* START INFORMATION SHOWN *

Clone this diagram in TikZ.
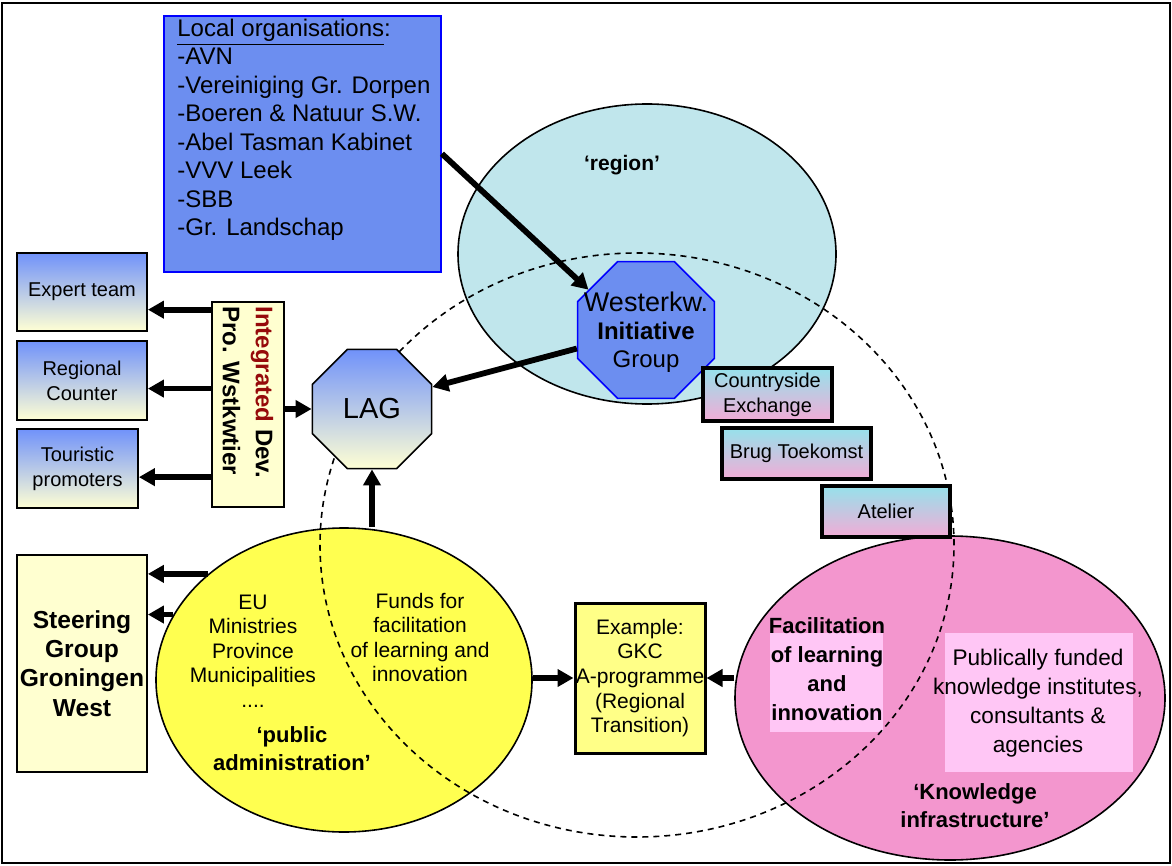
\documentclass[tikz,border=0pt]{standalone}
\usepackage{fontspec}
\setmainfont{Liberation Sans}
\usetikzlibrary{arrows.meta,shapes.geometric,calc}
\definecolor{lorgblue}{RGB}{108,142,240}
\definecolor{regioncol}{RGB}{192,230,236}
\definecolor{yellowcol}{RGB}{255,255,80}
\definecolor{pinkcol}{RGB}{243,150,206}
\definecolor{pinklight}{RGB}{255,198,245}
\definecolor{lightyellow}{RGB}{255,255,208}
\definecolor{exyellow}{RGB}{255,255,135}
\definecolor{gradblue}{RGB}{112,146,250}
\definecolor{gradyellow}{RGB}{255,255,212}
\definecolor{cbtop}{RGB}{150,225,235}
\definecolor{cbbot}{RGB}{242,172,214}
\definecolor{darkred}{RGB}{150,10,10}
\begin{document}
\begin{tikzpicture}[x=0.5pt,y=-0.5pt,
  arr/.style={line width=2.9pt,-{Triangle[length=8pt,width=8.5pt]}},
  gbox/.style={draw=black,line width=0.9pt,top color=gradblue,bottom color=gradyellow,inner sep=0pt,align=center,font=\fontsize{10}{12.5}\selectfont},
  ybox/.style={draw=black,line width=0.9pt,fill=lightyellow,inner sep=0pt},
  cbox/.style={draw=black,line width=1.6pt,top color=cbtop,bottom color=cbbot,inner sep=0pt,align=center,font=\fontsize{10}{12.5}\selectfont},
  oct/.style={regular polygon,regular polygon sides=8,inner sep=0pt},
  bubble/.style={ellipse,draw=black,line width=0.8pt,inner sep=0pt},
  hl/.style={fill=pinklight,inner sep=0pt},
  txt/.style={inner sep=0pt,align=center}]
\useasboundingbox (0,0) rectangle (1172,866);
\draw[line width=1pt] (2,3) rectangle (1170,863);

% big bubbles
\node[bubble,fill=regioncol,minimum width=189pt,minimum height=150pt] (region) at (647,254) {};
\node[bubble,fill=yellowcol,minimum width=188pt,minimum height=152pt] (yellow) at (344,680) {};
\node[bubble,fill=pinkcol,minimum width=215pt,minimum height=162pt] (pink) at (950,698) {};

% highlight areas in pink bubble
\node[hl,minimum width=56.5pt,minimum height=49.5pt] (fachl) at (826.5,682.5) {};
\node[hl,minimum width=94pt,minimum height=69.5pt] (pubhl) at (1039,702.5) {};

% dashed overlap ellipse
\node[ellipse,draw=black,line width=0.8pt,dash pattern=on 3pt off 2.5pt,minimum width=317pt,minimum height=292pt,inner sep=0pt] (learn) at (637,545) {};

% texts in bubbles
\node[txt,font=\bfseries\fontsize{10.5}{12}\selectfont] (regiontext) at (622,165) {‘region’};
\node[txt,font=\fontsize{10.5}{12.25}\selectfont] (admin) at (253,651) {EU\\Ministries\\Province\\Municipalities\\....};
\node[txt,font=\fontsize{10.5}{12.25}\selectfont] (funds) at (420,637.5) {Funds for\\facilitation\\of learning and\\innovation};
\node[txt,font=\bfseries\fontsize{11}{14}\selectfont] (pubadm) at (292,749) {‘public\\administration’};
\node[txt,font=\bfseries\fontsize{11}{14.5}\selectfont] (fac) at (827,669) {Facilitation\\of learning\\and\\innovation};
\node[txt,font=\fontsize{11.3}{14.5}\selectfont] (pub) at (1038,703.5) {Publically funded\\knowledge institutes,\\consultants \&\\agencies};
\node[txt,font=\bfseries\fontsize{11}{14}\selectfont] (kinf) at (975,806) {‘Knowledge\\infrastructure’};

% local organisations
\node[draw=blue,line width=0.9pt,fill=lorgblue,minimum width=138.5pt,minimum height=128pt,inner sep=0pt] (lorg) at (302.5,144) {};
\node[txt,anchor=west,align=left,font=\fontsize{12}{14.25}\selectfont] (lorgtext) at (177,130) {\underline{Local organisations}:\\-AVN\\-Vereiniging Gr. Dorpen\\-Boeren \& Natuur S.W.\\-Abel Tasman Kabinet\\-VVV Leek\\-SBB\\-Gr. Landschap};

% Westerkw octagon
\node[oct,draw=blue,line width=0.8pt,fill=lorgblue,minimum size=74pt] (wk) at (646,330) {};
\node[txt,font=\fontsize{12}{14}\selectfont] (wktext) at (646,332) {{\fontsize{13.5}{14}\selectfont Westerkw.}\\{\bfseries Initiative}\\Group};

% LAG octagon
\node[oct,draw=black,line width=0.8pt,top color=gradblue,bottom color=gradyellow,minimum size=64.5pt] (lag) at (372,409) {};
\node[txt,font=\fontsize{14.5}{16}\selectfont] (lagtext) at (lag) {LAG};

% left boxes
\node[gbox,minimum width=65pt,minimum height=39pt] (expert) at (82,292) {Expert team};
\node[gbox,minimum width=65pt,minimum height=39.5pt] (regional) at (82,380.5) {Regional\\Counter};
\node[gbox,minimum width=60.5pt,minimum height=39.5pt] (tour) at (77.5,468.5) {Touristic\\promoters};

\node[ybox,minimum width=36pt,minimum height=102.5pt] (intd) at (248,404.5) {};
\node[txt,rotate=-90,anchor=west,align=left,font=\bfseries\fontsize{12}{16.5}\selectfont] (intdtext) at (248,306) {\textcolor{darkred}{Integrated} Dev.\\Pro. Wstkwtier};

\node[ybox,minimum width=65pt,minimum height=108.5pt,align=center,font=\bfseries\fontsize{12.3}{14.6}\selectfont] (steer) at (82,663.5) {Steering\\Group\\Groningen\\West};

% example box
\node[draw=black,line width=1.5pt,fill=exyellow,minimum width=65pt,minimum height=75pt,inner sep=0pt,align=center,font=\fontsize{10.5}{12.3}\selectfont] (ex) at (640,678) {Example:\\GKC\\A-programme\\(Regional\\Transition)};

% countryside boxes
\node[cbox,minimum width=64.5pt,minimum height=26.5pt] (cx) at (767.5,394.5) {Countryside\\Exchange};
\node[cbox,minimum width=74.5pt,minimum height=25.5pt] (brug) at (796.5,453.5) {Brug Toekomst};
\node[cbox,minimum width=64pt,minimum height=25.5pt] (atel) at (886,511.5) {Atelier};

% arrows
\draw[arr] (lorg.-4) -- (wk.145);
\draw[arr] (wk.195) -- (lag.20);
\draw[arr] (intd.west |- expert.-15) -- (expert.-15);
\draw[arr] (intd.west |- regional.-7) -- (regional.-7);
\draw[arr] (intd.west |- tour.-8) -- (tour.-8);
\draw[arr] (intd.east |- lag.west) -- (lag.west);
\draw[arr] (lag.south |- yellow.north) -- (lag.south);
\draw[arr] (yellow.142) -- (steer.east |- yellow.142);
\draw[arr] (yellow.159) -- (steer.east |- yellow.159);
\draw[arr] (yellow.east |- ex.west) -- (ex.west);
\draw[arr] (pink.west |- ex.east) -- (ex.east);
\end{tikzpicture}
\end{document}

* END INFORMATION SHOWN *

REQUIREMENT
Quote the material exactly. Pictures stay out.

EXERCISE OUTPUT
Clone this diagram in TikZ.
\documentclass[tikz,border=0pt]{standalone}
\usepackage{fontspec}
\setmainfont{Liberation Sans}
\usetikzlibrary{arrows.meta,shapes.geometric,calc}
\definecolor{lorgblue}{RGB}{108,142,240}
\definecolor{regioncol}{RGB}{192,230,236}
\definecolor{yellowcol}{RGB}{255,255,80}
\definecolor{pinkcol}{RGB}{243,150,206}
\definecolor{pinklight}{RGB}{255,198,245}
\definecolor{lightyellow}{RGB}{255,255,208}
\definecolor{exyellow}{RGB}{255,255,135}
\definecolor{gradblue}{RGB}{112,146,250}
\definecolor{gradyellow}{RGB}{255,255,212}
\definecolor{cbtop}{RGB}{150,225,235}
\definecolor{cbbot}{RGB}{242,172,214}
\definecolor{darkred}{RGB}{150,10,10}
\begin{document}
\begin{tikzpicture}[x=0.5pt,y=-0.5pt,
  arr/.style={line width=2.9pt,-{Triangle[length=8pt,width=8.5pt]}},
  gbox/.style={draw=black,line width=0.9pt,top color=gradblue,bottom color=gradyellow,inner sep=0pt,align=center,font=\fontsize{10}{12.5}\selectfont},
  ybox/.style={draw=black,line width=0.9pt,fill=lightyellow,inner sep=0pt},
  cbox/.style={draw=black,line width=1.6pt,top color=cbtop,bottom color=cbbot,inner sep=0pt,align=center,font=\fontsize{10}{12.5}\selectfont},
  oct/.style={regular polygon,regular polygon sides=8,inner sep=0pt},
  bubble/.style={ellipse,draw=black,line width=0.8pt,inner sep=0pt},
  hl/.style={fill=pinklight,inner sep=0pt},
  txt/.style={inner sep=0pt,align=center}]
\useasboundingbox (0,0) rectangle (1172,866);
\draw[line width=1pt] (2,3) rectangle (1170,863);

% big bubbles
\node[bubble,fill=regioncol,minimum width=189pt,minimum height=150pt] (region) at (647,254) {};
\node[bubble,fill=yellowcol,minimum width=188pt,minimum height=152pt] (yellow) at (344,680) {};
\node[bubble,fill=pinkcol,minimum width=215pt,minimum height=162pt] (pink) at (950,698) {};

% highlight areas in pink bubble
\node[hl,minimum width=56.5pt,minimum height=49.5pt] (fachl) at (826.5,682.5) {};
\node[hl,minimum width=94pt,minimum height=69.5pt] (pubhl) at (1039,702.5) {};

% dashed overlap ellipse
\node[ellipse,draw=black,line width=0.8pt,dash pattern=on 3pt off 2.5pt,minimum width=317pt,minimum height=292pt,inner sep=0pt] (learn) at (637,545) {};

% texts in bubbles
\node[txt,font=\bfseries\fontsize{10.5}{12}\selectfont] (regiontext) at (622,165) {‘region’};
\node[txt,font=\fontsize{10.5}{12.25}\selectfont] (admin) at (253,651) {EU\\Ministries\\Province\\Municipalities\\....};
\node[txt,font=\fontsize{10.5}{12.25}\selectfont] (funds) at (420,637.5) {Funds for\\facilitation\\of learning and\\innovation};
\node[txt,font=\bfseries\fontsize{11}{14}\selectfont] (pubadm) at (292,749) {‘public\\administration’};
\node[txt,font=\bfseries\fontsize{11}{14.5}\selectfont] (fac) at (827,669) {Facilitation\\of learning\\and\\innovation};
\node[txt,font=\fontsize{11.3}{14.5}\selectfont] (pub) at (1038,703.5) {Publically funded\\knowledge institutes,\\consultants \&\\agencies};
\node[txt,font=\bfseries\fontsize{11}{14}\selectfont] (kinf) at (975,806) {‘Knowledge\\infrastructure’};

% local organisations
\node[draw=blue,line width=0.9pt,fill=lorgblue,minimum width=138.5pt,minimum height=128pt,inner sep=0pt] (lorg) at (302.5,144) {};
\node[txt,anchor=west,align=left,font=\fontsize{12}{14.25}\selectfont] (lorgtext) at (177,130) {\underline{Local organisations}:\\-AVN\\-Vereiniging Gr. Dorpen\\-Boeren \& Natuur S.W.\\-Abel Tasman Kabinet\\-VVV Leek\\-SBB\\-Gr. Landschap};

% Westerkw octagon
\node[oct,draw=blue,line width=0.8pt,fill=lorgblue,minimum size=74pt] (wk) at (646,330) {};
\node[txt,font=\fontsize{12}{14}\selectfont] (wktext) at (646,332) {{\fontsize{13.5}{14}\selectfont Westerkw.}\\{\bfseries Initiative}\\Group};

% LAG octagon
\node[oct,draw=black,line width=0.8pt,top color=gradblue,bottom color=gradyellow,minimum size=64.5pt] (lag) at (372,409) {};
\node[txt,font=\fontsize{14.5}{16}\selectfont] (lagtext) at (lag) {LAG};

% left boxes
\node[gbox,minimum width=65pt,minimum height=39pt] (expert) at (82,292) {Expert team};
\node[gbox,minimum width=65pt,minimum height=39.5pt] (regional) at (82,380.5) {Regional\\Counter};
\node[gbox,minimum width=60.5pt,minimum height=39.5pt] (tour) at (77.5,468.5) {Touristic\\promoters};

\node[ybox,minimum width=36pt,minimum height=102.5pt] (intd) at (248,404.5) {};
\node[txt,rotate=-90,anchor=west,align=left,font=\bfseries\fontsize{12}{16.5}\selectfont] (intdtext) at (248,306) {\textcolor{darkred}{Integrated} Dev.\\Pro. Wstkwtier};

\node[ybox,minimum width=65pt,minimum height=108.5pt,align=center,font=\bfseries\fontsize{12.3}{14.6}\selectfont] (steer) at (82,663.5) {Steering\\Group\\Groningen\\West};

% example box
\node[draw=black,line width=1.5pt,fill=exyellow,minimum width=65pt,minimum height=75pt,inner sep=0pt,align=center,font=\fontsize{10.5}{12.3}\selectfont] (ex) at (640,678) {Example:\\GKC\\A-programme\\(Regional\\Transition)};

% countryside boxes
\node[cbox,minimum width=64.5pt,minimum height=26.5pt] (cx) at (767.5,394.5) {Countryside\\Exchange};
\node[cbox,minimum width=74.5pt,minimum height=25.5pt] (brug) at (796.5,453.5) {Brug Toekomst};
\node[cbox,minimum width=64pt,minimum height=25.5pt] (atel) at (886,511.5) {Atelier};

% arrows
\draw[arr] (lorg.-4) -- (wk.145);
\draw[arr] (wk.195) -- (lag.20);
\draw[arr] (intd.west |- expert.-15) -- (expert.-15);
\draw[arr] (intd.west |- regional.-7) -- (regional.-7);
\draw[arr] (intd.west |- tour.-8) -- (tour.-8);
\draw[arr] (intd.east |- lag.west) -- (lag.west);
\draw[arr] (lag.south |- yellow.north) -- (lag.south);
\draw[arr] (yellow.142) -- (steer.east |- yellow.142);
\draw[arr] (yellow.159) -- (steer.east |- yellow.159);
\draw[arr] (yellow.east |- ex.west) -- (ex.west);
\draw[arr] (pink.west |- ex.east) -- (ex.east);
\end{tikzpicture}
\end{document}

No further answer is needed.